To reflect some of the staggering world developments since he published this work more than 20 years ago, Iranian-American scholar Nasr (Islamic Studies/George Washington Univ.; The Garden of Truth: The Vision and Promise of Sufism, Islam’s Mystical Tradition, 2007, etc.) provides significant revisions and added material. As a deeply believing Muslim as well as a scholar, Nasr imparts a tremendous sense of the Muslim’s responsibility and worldview, organically linked to Islam’s origins as a religion of divine revelation, and only recently having endured intrusions by secularism. The author takes great pains to define the many types of Muslims, though he believes that for most, their religion defines their ethical and social code and shapes their relationships to family, friends, nation, business, etc. For the first 1,000-plus years of its existence, “Islam lived with full awareness of the truth and the realization of God’s promise to Muslims that they would be victorious if they followed His religion”—yet then succumbed to Western domination and manipulation, the latter in the form of Arab nationalism and the Taliban in Afghanistan.
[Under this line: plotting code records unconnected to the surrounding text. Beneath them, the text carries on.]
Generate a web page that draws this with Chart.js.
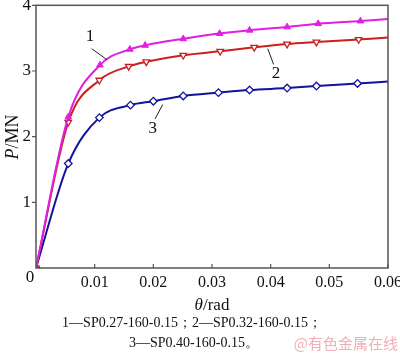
<!DOCTYPE html>
<html>
<head>
<meta charset="utf-8">
<script src="https://cdn.jsdelivr.net/npm/chart.js@4"></script>
<style>
  html, body { margin: 0; padding: 0; background: #fff; }
  #wrap { width: 400px; height: 358px; position: relative; }
</style>
</head>
<body>
<div id="wrap"><canvas id="chart"></canvas></div>
<script>
// curve 1 - SP0.27-160-0.15
const theta1 = [0, 0.0055, 0.0109, 0.0160, 0.0186, 0.0251, 0.0313, 0.0364, 0.0428, 0.0481, 0.0553, 0.0600];
const load1 = [0, 2.30, 3.09, 3.33, 3.39, 3.49, 3.57, 3.62, 3.67, 3.72, 3.76, 3.79];
// curve 2 - SP0.32-160-0.15
const theta2 = [0, 0.0055, 0.0108, 0.0158, 0.0188, 0.0251, 0.0314, 0.0372, 0.0428, 0.0478, 0.0550, 0.0600];
const load2 = [0, 2.22, 2.86, 3.07, 3.14, 3.24, 3.30, 3.36, 3.41, 3.44, 3.48, 3.51];
// curve 3 - SP0.40-160-0.15
const theta3 = [0, 0.0055, 0.0108, 0.0161, 0.0200, 0.0251, 0.0311, 0.0364, 0.0428, 0.0478, 0.0548, 0.0600];
const load3 = [0, 1.59, 2.29, 2.48, 2.54, 2.62, 2.67, 2.71, 2.74, 2.77, 2.81, 2.84];

const xTicks = [0.01, 0.02, 0.03, 0.04, 0.05, 0.06];
const yTicks = [1, 2, 3, 4];

// curve labels: [text, textX, textY, lineX1, lineY1, lineX2, lineY2]
const curveLabels = [
	['1', 0.0092, 3.52, 0.0095, 3.34, 0.0121, 3.17],
	['2', 0.0409, 2.96, 0.0395, 3.34, 0.0405, 3.10],
	['3', 0.0199, 2.13, 0.0203, 2.27, 0.0216, 2.49]
];
const captionLines = ['1—SP0.27-160-0.15；2—SP0.32-160-0.15；', '3—SP0.40-160-0.15。'];

const serif = '"Liberation Serif", "DejaVu Serif", serif';

function toPoints(xs, ys) {
	return xs.map((x, i) => ({ x: x, y: ys[i] }));
}

function lastHidden(r) {
	return ctx => ctx.dataIndex === ctx.dataset.data.length - 1 ? 0 : r;
}

const extras = {
	id: 'extras',
	afterDraw(chart) {
		const c = chart.ctx;
		const a = chart.chartArea;
		const xs = chart.scales.x;
		const ys = chart.scales.y;
		c.save();

		// frame
		c.strokeStyle = '#555';
		c.lineWidth = 1.5;
		c.strokeRect(a.left, a.top, a.right - a.left, a.bottom - a.top);

		// x ticks point inward, y ticks outward
		c.lineWidth = 1.2;
		c.beginPath();
		xTicks.forEach(v => {
			const px = xs.getPixelForValue(v);
			c.moveTo(px, a.bottom);
			c.lineTo(px, a.bottom - 4);
		});
		yTicks.forEach(v => {
			const py = ys.getPixelForValue(v);
			c.moveTo(a.left, py);
			c.lineTo(a.left - 4, py);
		});
		c.stroke();

		c.fillStyle = '#111';
		c.font = '17px ' + serif;
		c.textAlign = 'center';
		c.textBaseline = 'middle';
		c.fillText('0', a.left - 6, a.bottom + 10);

		// curve labels with leader lines
		c.strokeStyle = '#222';
		c.lineWidth = 1;
		curveLabels.forEach(l => {
			c.fillText(l[0], xs.getPixelForValue(l[1]), ys.getPixelForValue(l[2]));
			c.beginPath();
			c.moveTo(xs.getPixelForValue(l[3]), ys.getPixelForValue(l[4]));
			c.lineTo(xs.getPixelForValue(l[5]), ys.getPixelForValue(l[6]));
			c.stroke();
		});

		// x title
		c.textAlign = 'left';
		c.font = 'italic 17px ' + serif;
		const w1 = c.measureText('θ').width;
		c.font = '17px ' + serif;
		const w2 = c.measureText('/rad').width;
		let tx = 212 - (w1 + w2) / 2;
		c.font = 'italic 17px ' + serif;
		c.fillText('θ', tx, 306);
		c.font = '17px ' + serif;
		c.fillText('/rad', tx + w1, 306);

		// y title
		c.save();
		c.translate(13, 137);
		c.rotate(-Math.PI / 2);
		c.font = 'italic 18px ' + serif;
		const w3 = c.measureText('P').width;
		c.font = '18px ' + serif;
		const w4 = c.measureText('/MN').width;
		tx = -(w3 + w4) / 2;
		c.font = 'italic 18px ' + serif;
		c.fillText('P', tx, 0);
		c.font = '18px ' + serif;
		c.fillText('/MN', tx + w3, 0);
		c.restore();

		// caption
		c.textAlign = 'center';
		c.font = '14px ' + serif;
		c.fillText(captionLines[0], 192, 323);
		c.fillText(captionLines[1], 194, 343);

		// watermark
		c.fillStyle = 'rgba(235, 140, 150, 0.7)';
		c.font = '15px "Noto Sans CJK SC", sans-serif';
		c.textAlign = 'right';
		c.fillText('@有色金属在线', 398, 343);
		c.restore();
	}
};

const chartPA = new Chart(document.querySelector('#chart').getContext('2d'), {
	type: 'line',
	data: {
		datasets: [
			{
				label: '1',
				data: toPoints(theta1, load1),
				borderColor: '#e020e0',
				backgroundColor: '#e020e0',
				borderWidth: 2,
				pointStyle: 'triangle',
				pointRadius: lastHidden(3.8),
				pointBorderWidth: 1,
				cubicInterpolationMode: 'monotone'
			},
			{
				label: '2',
				data: toPoints(theta2, load2),
				borderColor: '#cc1f1f',
				backgroundColor: '#ffffff',
				pointBorderColor: '#cc1f1f',
				borderWidth: 2,
				pointStyle: 'triangle',
				rotation: 180,
				pointRadius: lastHidden(3.8),
				pointBorderWidth: 1.3,
				cubicInterpolationMode: 'monotone'
			},
			{
				label: '3',
				data: toPoints(theta3, load3),
				borderColor: '#12129c',
				backgroundColor: '#ffffff',
				pointBorderColor: '#12129c',
				borderWidth: 2,
				pointStyle: 'rectRot',
				pointRadius: lastHidden(3.8),
				pointBorderWidth: 1.3,
				cubicInterpolationMode: 'monotone'
			}
		]
	},
	options: {
		responsive: true,
		maintainAspectRatio: false,
		animation: false,
		layout: {
			padding: { left: 0, right: 12, top: 5, bottom: 0 }
		},
		scales: {
			x: {
				type: 'linear',
				min: 0,
				max: 0.06,
				grid: { display: false, drawTicks: false },
				border: { display: false },
				afterBuildTicks: scale => {
					scale.ticks = xTicks.map(v => ({ value: v }));
				},
				afterFit: scale => {
					scale.height = 90;
					scale.paddingLeft = 0;
					scale.paddingRight = 0;
				},
				ticks: {
					autoSkip: false,
					maxRotation: 0,
					padding: 5,
					color: '#111',
					font: { family: serif, size: 16 },
					callback: v => v.toFixed(2)
				}
			},
			y: {
				min: 0,
				max: 4,
				grid: { display: false, drawTicks: false },
				border: { display: false },
				afterBuildTicks: scale => {
					scale.ticks = yTicks.map(v => ({ value: v }));
				},
				afterFit: scale => {
					scale.width = 36;
					scale.paddingTop = 0;
					scale.paddingBottom = 0;
				},
				ticks: {
					padding: 5,
					color: '#111',
					font: { family: serif, size: 17 }
				}
			}
		},
		plugins: {
			legend: { display: false },
			tooltip: { enabled: false },
			title: { display: false }
		}
	},
	plugins: [extras]
});
</script>
</body>
</html>
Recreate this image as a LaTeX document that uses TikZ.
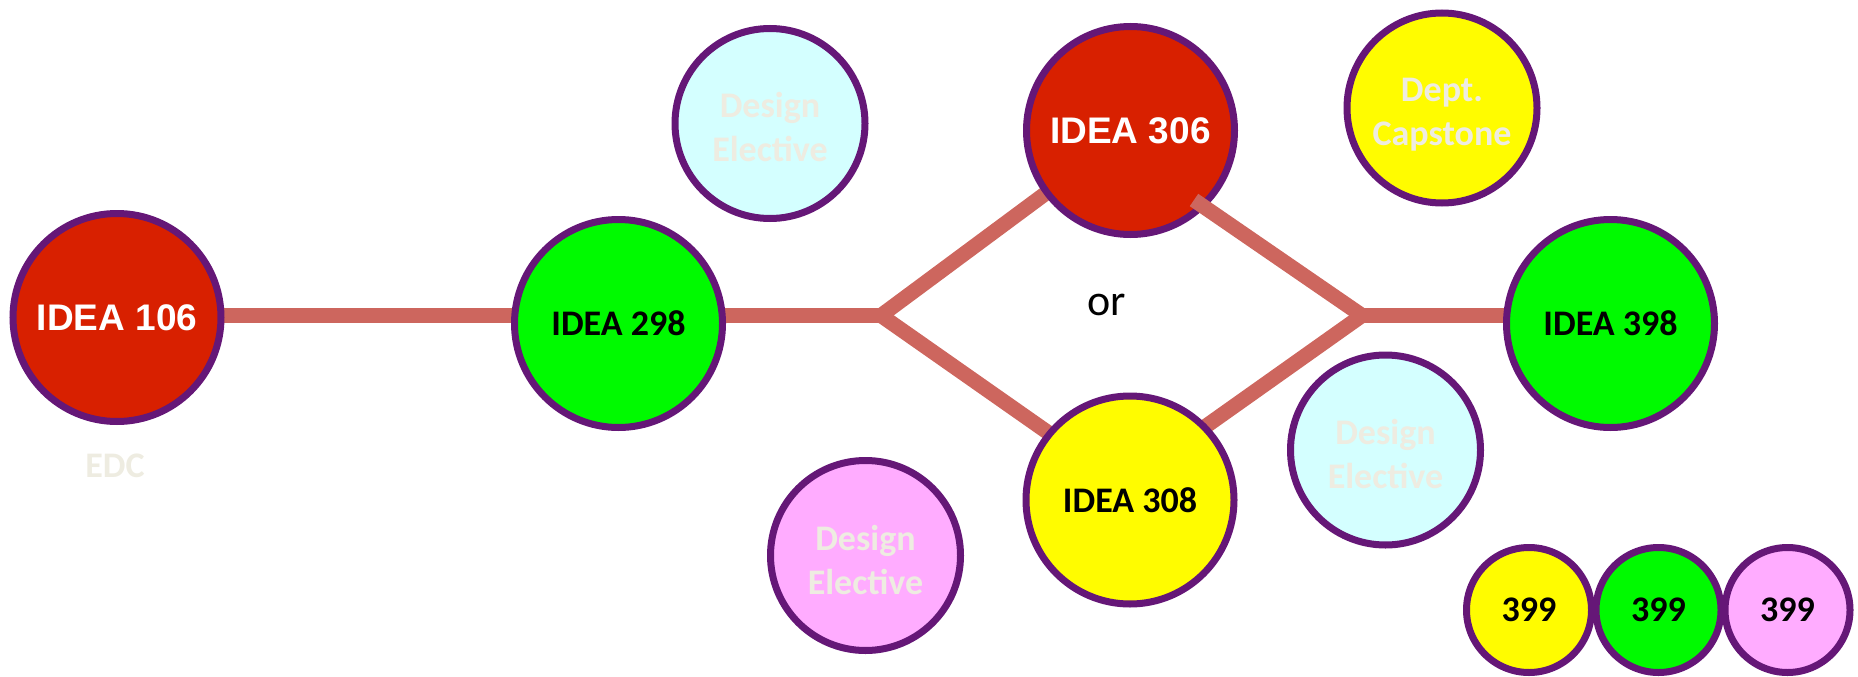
\documentclass[tikz,border=0pt]{standalone}
\usepackage{fontspec}
\setmainfont{Carlito}
\newfontfamily\arialfont{Liberation Sans}
\usetikzlibrary{calc,backgrounds}
\definecolor{rim}{RGB}{101,23,119}
\definecolor{coursered}{RGB}{216,32,0}
\definecolor{coursegreen}{RGB}{0,250,0}
\definecolor{courseyellow}{RGB}{255,252,0}
\definecolor{coursecyan}{RGB}{212,255,255}
\definecolor{coursepink}{RGB}{255,172,255}
\definecolor{pathred}{RGB}{205,102,94}
\definecolor{paletext}{RGB}{238,236,225}
\begin{document}
\begin{tikzpicture}[x=1pt,y=-1pt,
  course/.style={circle,draw=rim,line width=7pt,inner sep=0pt,minimum size=208pt,
    align=center,font=\fontsize{36}{44}\selectfont\bfseries},
  redcourse/.style={course,fill=coursered,text=white,
    font=\arialfont\fontsize{37}{44}\selectfont\bfseries},
  elective/.style={course,minimum size=190pt,text=paletext},
  small/.style={course,minimum size=125pt},
  pathline/.style={draw=pathred,line width=15pt}]
\useasboundingbox (0,0) rectangle (1858,677);

% main sequence of courses
\node[redcourse] (n106) at (117,317.5) {IDEA 106};
\node[font=\fontsize{36}{44}\selectfont\bfseries,text=paletext,anchor=base] (edc) at (115,477) {EDC};
\node[course,fill=coursegreen] (n298) at (618.5,323.5) {IDEA 298};
\node[redcourse] (n306) at (1130.5,130.5) {IDEA 306};
\node[course,fill=courseyellow] (n308) at (1130,500) {IDEA 308};
\node[course,fill=coursegreen] (n398) at (1610.5,323.5) {IDEA 398};
\node[font=\fontsize{44}{52}\selectfont,anchor=base] (or) at (1107,315) {or};

% electives and capstone (labels sit on the pale circles)
\node[elective,fill=coursecyan] (de1) at (770,123.5) {};
\node[elective,fill=coursepink] (de3) at (865.5,555.5) {};
\node[elective,fill=coursecyan] (de2) at (1385.5,450) {};
\node[elective,fill=courseyellow] (cap) at (1442,108) {};
\node[text=paletext,align=center,font=\fontsize{36}{44}\selectfont\bfseries,yshift=-4pt] (de1t) at (de1) {Design\\Elective};
\node[text=paletext,align=center,font=\fontsize{36}{44}\selectfont\bfseries,yshift=-4pt] (de3t) at (de3) {Design\\Elective};
\node[text=paletext,align=center,font=\fontsize{36}{44}\selectfont\bfseries,yshift=-4pt] (de2t) at (de2) {Design\\Elective};
\node[text=paletext,align=center,font=\fontsize{36}{44}\selectfont\bfseries,yshift=-7pt] (capt) at (cap) {Dept.\\Capstone};

% 399 options
\node[small,fill=courseyellow] (s1) at (1529,610) {399};
\node[small,fill=coursegreen] (s2) at (1658.5,610) {399};
\node[small,fill=coursepink] (s3) at (1787.5,610) {399};

% branch points
\coordinate (jl) at (881,315.5);
\coordinate (jr) at (1362,315.5);
\coordinate (a306) at (1194,200);

\begin{pgfonlayer}{background}
  \draw[pathline] (n106.center |- jl) -- (jl);
  \draw[pathline] (jl) -- (n306.center);
  \draw[pathline] (jl) -- ($(n308.center)+(0,-10)$);
  \draw[pathline] ($(n308.center)+(0,-20)$) -- (jr);
  \draw[pathline] (jr) -- (n398.center |- jr);
\end{pgfonlayer}
\draw[pathline] (a306) -- (jr);
\end{tikzpicture}
\end{document}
In response to the mutual mistrust of the West, strains of fundamentalisms have emerged, such as the Wahhabi movement, the Society of Islam in Pakistan, the Islamic Revolution in Iran and Mahdiism, whose adherents anticipate a messiah “who will destroy inequity and reestablish the rule of God on earth.” In discrete, carefully honed essays, Nasr looks at some of Islam’s thorny issues, such as jihad, which is really the “continuous exertion” of a believer to maintain equilibrium in all things; work ethics; the roles of male and female and the central divinity of erotic love; considerations of Shi’ism; and a holistic approach to education, encompassing philosophy, art and science (traditional Islamic vs. Western).

Scholarly appendices (e.g., traditional texts used in the Persian madrasas) give an idea of the erudite, wide-ranging purview of this rigorous study.